Vice-President-elect Joe Biden (pictured) will oversee an Obama administration effort to find ways of building up the ranks of the middle class, that ambiguously defined segment of society most Americans identify themselves with. -- PHOTO: ASSOCIATED PRESS
WASHINGTON - VICE-PRESIDENT-ELECT Joe Biden will oversee an Obama administration effort to find ways of building up the ranks of the middle class, that ambiguously defined segment of society most Americans identify themselves with.
The task force will include four Cabinet members as well as other presidential advisers, the Obama transition team announced on Sunday.
The goal is to recommend proposals to ensure the middle class is 'no longer being left behind,' Mr Biden said. The proposals could include executive orders and legislative plans.
'Our charge is to look at existing and future policies across the board and use a yard stick to measure how they are impacting the working and middle-class families,' Mr Biden said in a statement released on Sunday. 'Is the number of these families growing? Are they prospering?
President-elect Obama and I know the economic health of working families has eroded, and we intend to turn that around.' Overseeing a task force has become tradition for vice-presidents.
Mr Dick Cheney led a task force on energy. Mr Al Gore had the task of reinventing government. Mr George H.W. Bush, while serving as Ronald Reagan's vice-president, oversaw a task force charged with reducing government regulation.
While all of those efforts resulted in some accomplishments, it's also clear that the issues they confronted were so large and systemic that many could and did question the progress they made.
Mr Biden said the measure of economic success in an Obama administration would be whether the middle class was growing.
The transition team promised the task force's work would be transparent, with annual reports on its findings and recommendations. Also, any submissions from outside groups are to be posted on the Internet.
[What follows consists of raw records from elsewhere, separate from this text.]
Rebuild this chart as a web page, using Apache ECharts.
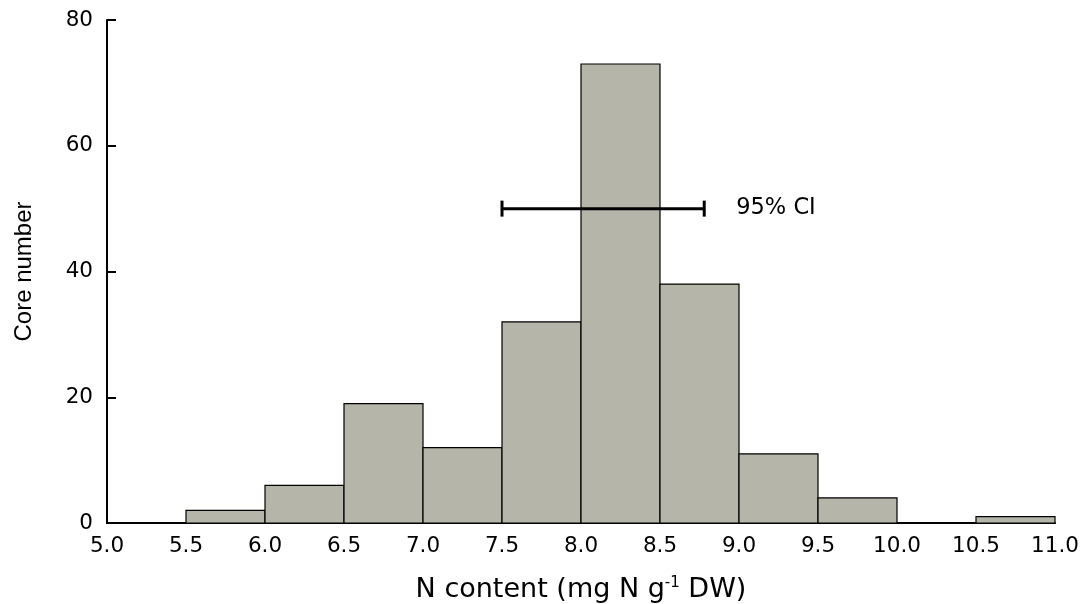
<!DOCTYPE html>
<html>
<head>
<meta charset="utf-8">
<script src="https://cdn.jsdelivr.net/npm/echarts@6/dist/echarts.min.js"></script>
<style>
html,body{margin:0;padding:0;background:#fff;}
#chart{width:1081px;height:604px;}
</style>
</head>
<body>
<div id="chart"></div>
<script>
// Histogram bins (mg N g-1 DW) and counts
const binStarts = [5.5, 6.0, 6.5, 7.0, 7.5, 8.0, 8.5, 9.0, 9.5, 10.5];
const binEnds   = [6.0, 6.5, 7.0, 7.5, 8.0, 8.5, 9.0, 9.5, 10.0, 11.0];
const counts    = [2, 6, 19, 12, 32, 73, 38, 11, 4, 1];
// 95% confidence interval
const ciLow = 7.5;
const ciHigh = 8.78;
const ciY = 50;
const ciLabel = '95% CI';
// Axis ticks
const xTicks = ['5.0','5.5','6.0','6.5','7.0','7.5','8.0','8.5','9.0','9.5','10.0','10.5','11.0'];
const yTicks = [0, 20, 40, 60, 80];

const WIDE = '"DejaVu Sans", Verdana, sans-serif';
const ARIAL = '"Liberation Sans", Arial, sans-serif';
const histData = binStarts.map((s, i) => [s, binEnds[i], counts[i]]);

const chart = echarts.init(document.getElementById('chart'));
chart.setOption({
  animation: false,
  backgroundColor: '#ffffff',
  grid: { left: 107, right: 26, top: 20, bottom: 81, containLabel: false, outerBoundsMode: 'none' },
  xAxis: {
    type: 'value',
    min: 5, max: 11, interval: 0.5,
    name: 'N content (mg N g{sup|-1} DW)',
    nameLocation: 'middle',
    nameGap: 53,
    nameTextStyle: {
      fontFamily: WIDE, fontSize: 27, color: '#000',
      rich: { sup: { fontFamily: WIDE, fontSize: 15, color: '#000', verticalAlign: 'top', padding: [0, 0, 13, 0] } }
    },
    axisLine: { show: true, lineStyle: { color: '#000', width: 2 } },
    axisTick: { show: false },
    splitLine: { show: false },
    axisLabel: {
      fontFamily: WIDE, fontSize: 21.5, color: '#000', margin: 12,
      formatter: function (v) { const s = v.toFixed(1); return xTicks.indexOf(s) >= 0 ? s : ''; }
    }
  },
  yAxis: {
    type: 'value',
    min: yTicks[0], max: yTicks[yTicks.length - 1], interval: 20,
    name: 'Core number',
    nameLocation: 'middle',
    nameGap: 71,
    nameTextStyle: { fontFamily: ARIAL, fontSize: 24, color: '#000' },
    axisLine: { show: true, lineStyle: { color: '#000', width: 2 } },
    axisTick: { show: true, inside: true, length: 9, lineStyle: { color: '#000', width: 2 } },
    splitLine: { show: false },
    axisLabel: { fontFamily: WIDE, fontSize: 21.5, color: '#000', margin: 14 }
  },
  series: [
    {
      type: 'custom',
      data: histData,
      encode: { x: [0, 1], y: 2 },
      renderItem: function (params, api) {
        const p0 = api.coord([api.value(0), api.value(2)]);
        const p1 = api.coord([api.value(1), 0]);
        return {
          type: 'rect',
          shape: { x: p0[0], y: p0[1], width: p1[0] - p0[0], height: p1[1] - p0[1] },
          style: { fill: '#b5b5a9', stroke: '#000', lineWidth: 1.2 }
        };
      },
      z: 2
    },
    {
      type: 'custom',
      data: [[ciLow, ciHigh, ciY]],
      encode: { x: [0, 1], y: 2 },
      renderItem: function (params, api) {
        const a = api.coord([api.value(0), api.value(2)]);
        const b = api.coord([api.value(1), api.value(2)]);
        const h = 8;
        const st = { stroke: '#000', lineWidth: 3 };
        return {
          type: 'group',
          children: [
            { type: 'line', shape: { x1: a[0], y1: a[1], x2: b[0], y2: b[1] }, style: st },
            { type: 'line', shape: { x1: a[0], y1: a[1] - h, x2: a[0], y2: a[1] + h }, style: st },
            { type: 'line', shape: { x1: b[0], y1: b[1] - h, x2: b[0], y2: b[1] + h }, style: st },
            { type: 'text', x: b[0] + 32, y: b[1], style: { text: ciLabel, fontFamily: WIDE, fontSize: 22.5, fill: '#000', verticalAlign: 'middle', align: 'left' } }
          ]
        };
      },
      z: 5
    }
  ]
});
</script>
</body>
</html>
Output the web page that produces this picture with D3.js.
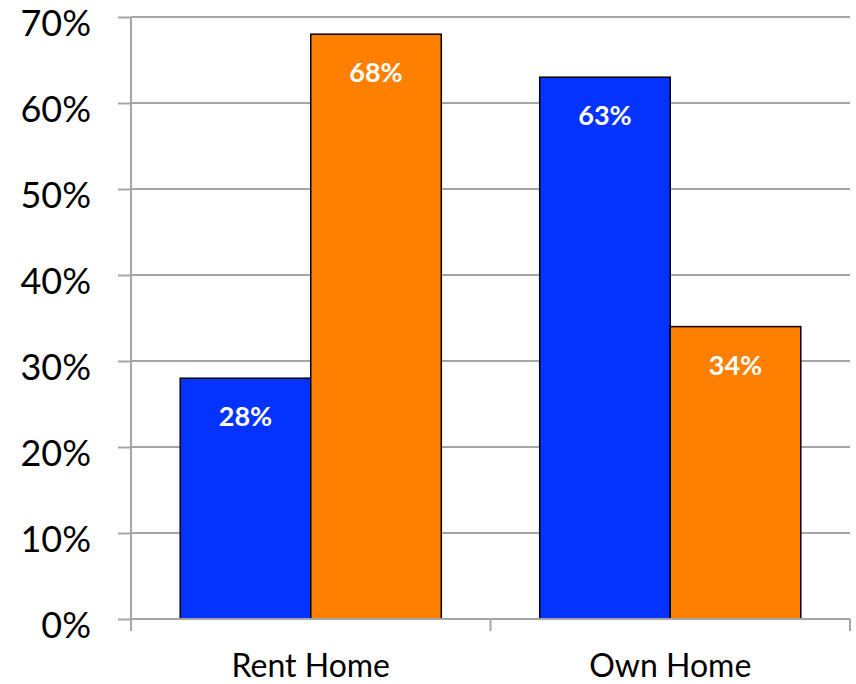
<!DOCTYPE html>
<html><head><meta charset="utf-8">
<script src="https://cdn.jsdelivr.net/npm/d3@7"></script>
<style>body{margin:0;background:#fff}svg{display:block}</style>
</head><body>
<svg id="c" width="856" height="684"></svg>
<script>
const categories = ["Rent Home", "Own Home"];
const seriesNames = ["Series A", "Series B"];
const seriesA = [28, 63];
const seriesB = [68, 34];
const yTicks = [0, 10, 20, 30, 40, 50, 60, 70];
const colors = ["#0433FF", "#FF7F00"];

(function () {
const svg = d3.select("#c");
const mLeft = 131, mRight = 850, mTop = 17, mBottom = 619;
const font = "Lato, 'Open Sans', sans-serif";

const x0 = d3.scaleBand().domain(categories).range([mLeft, mRight]).paddingInner(0).paddingOuter(0);
const inner = d3.scaleBand().domain(seriesNames).range([0, x0.bandwidth()]).paddingInner(0).paddingOuter(0.377);
const y = d3.scaleLinear().domain([0, 70]).range([mBottom, mTop]);

// gridlines
svg.append("g").selectAll("line").data(yTicks.filter(d => d > 0)).join("line")
  .attr("x1", mLeft).attr("x2", mRight)
  .attr("y1", d => y(d)).attr("y2", d => y(d))
  .attr("stroke", "#A6A6A6").attr("stroke-width", 2);

// y axis
const yAxis = d3.axisLeft(y).tickValues(yTicks).tickFormat(d => d + "%").tickSize(13).tickPadding(27);
const gy = svg.append("g").attr("transform", `translate(${mLeft},0)`).call(yAxis);
gy.select(".domain").attr("stroke", "#A6A6A6").attr("stroke-width", 2).attr("d", `M0,${mTop}V${mBottom}`);
gy.selectAll(".tick line").attr("stroke", "#A6A6A6").attr("stroke-width", 2);
gy.selectAll(".tick text").attr("font-family", font).attr("font-size", 36).attr("fill", "#000")
  .attr("dy", null).attr("y", 18);

const data = categories.map((c, i) => ({cat: c, vals: [seriesA[i], seriesB[i]]}));

const groups = svg.append("g").selectAll("g").data(data).join("g")
  .attr("transform", d => `translate(${x0(d.cat)},0)`);
groups.selectAll("rect").data(d => d.vals.map((v, j) => ({v, s: seriesNames[j], j}))).join("rect")
  .attr("x", d => inner(d.s)).attr("width", inner.bandwidth())
  .attr("y", d => y(d.v)).attr("height", d => y(0) - y(d.v))
  .attr("fill", d => colors[d.j]).attr("stroke", "#000").attr("stroke-width", 1.5);
groups.selectAll("text").data(d => d.vals.map((v, j) => ({v, s: seriesNames[j], j}))).join("text")
  .attr("x", d => inner(d.s) + inner.bandwidth() / 2)
  .attr("y", d => y(d.v) + 48)
  .attr("text-anchor", "middle").attr("fill", "#fff")
  .attr("font-family", font).attr("font-weight", "bold").attr("font-size", 27)
  .text(d => d.v + "%");

// x axis
const xAxis = d3.axisBottom(x0).tickSize(0).tickPadding(0);
const gx = svg.append("g").attr("transform", `translate(0,${mBottom})`).call(xAxis);
gx.select(".domain").remove();
gx.selectAll(".tick text").attr("font-family", font).attr("font-size", 32).attr("fill", "#000")
  .attr("dy", null).attr("y", 58);
svg.append("line").attr("x1", mLeft).attr("x2", mRight).attr("y1", mBottom).attr("y2", mBottom)
  .attr("stroke", "#A6A6A6").attr("stroke-width", 2);
const bounds = [mLeft, ...categories.slice(1).map(c => x0(c)), mRight];
svg.append("g").selectAll("line").data(bounds).join("line")
  .attr("x1", d => d).attr("x2", d => d).attr("y1", mBottom).attr("y2", mBottom + 12)
  .attr("stroke", "#A6A6A6").attr("stroke-width", 2);
})();
</script>
</body></html>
By comparison, Mr Cheney, a former oil man, fought to keep the White House energy task force's deliberations secret.
Task force members will include the secretaries of labor, health and human services, education, and commerce, as well as the directors of the National Economic Council, the Office of Management and Budget, the Domestic Policy Council and the head of the Council of Economic Advisers.
In an interview broadcast on Sunday on ABC television's 'This Week', Mr Biden took care to define his role as vice president as going beyond a particular task.
He said that when he discussed the job with Mr Barack Obama during the campaign, he told Mr Obama he didn't 'want to be the guy that goes out and has a specific assignment.' Rather, he wanted to have a voice in every matter of importance.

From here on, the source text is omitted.